When four-year-old “Emmie” came home to us from Korea at the age of four-and-a-half months, I found myself on my own, unanticipated bonding journey. We’ve been lucky in that Emmie was so young when she came to us, she had been well-treated by foster families in Korea and we have not had to grapple with Reactive Attachment Disorder or any real and sometimes debilitating attachment issues that can and often do crop up in adoption. But the bond between me and Emmie took longer than I ever anticipated to develop and solidify, and I can relate, in very small measure, to the feelings of guilt, shame and doubt which Tedaldi expressed. In my case, I worked through these issues and nothing could ever persuade me to relinquish my Emmie. It’s unthinkable; she is my daughter.

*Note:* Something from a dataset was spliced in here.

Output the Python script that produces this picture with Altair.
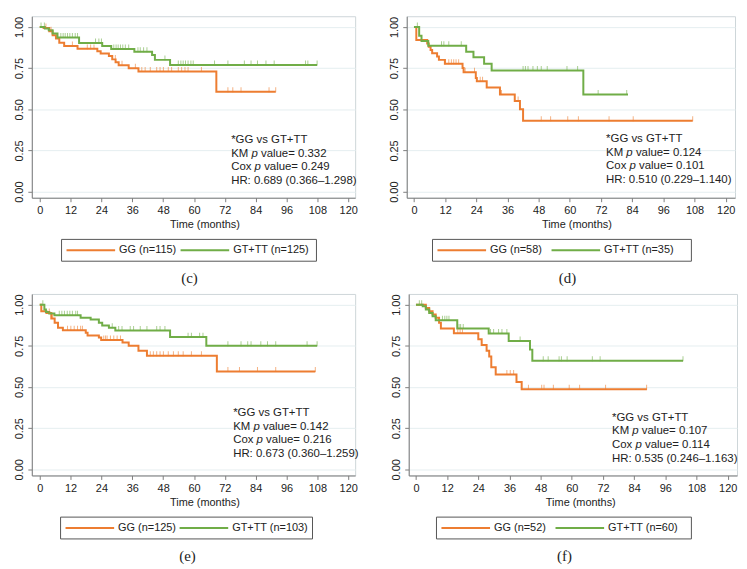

It is so easy to compare stories such as Tedaldi’s with our own stories and those of family and friends and say, “I made it through the tough times and she should have, too.” It’s so easy to judge Tedaldi a bad mother who didn’t love her child. But I think by jumping to this conclusion, we do a disservice to all women and men who struggle with the unanticipated trials of parenting. Yes, in the end, perhaps Tedaldi didn’t love her child enough. But I’m not prepared make that statement in her case right now. I wasn’t there, I don’t know her or her family, and I’m not qualified to condemn her actions when I think it’s equally possible that she loved her son in a way I’ve thought about but can’t really imagine: like some of our children’s birthmothers, it’s possible that she loved her child enough to let him go.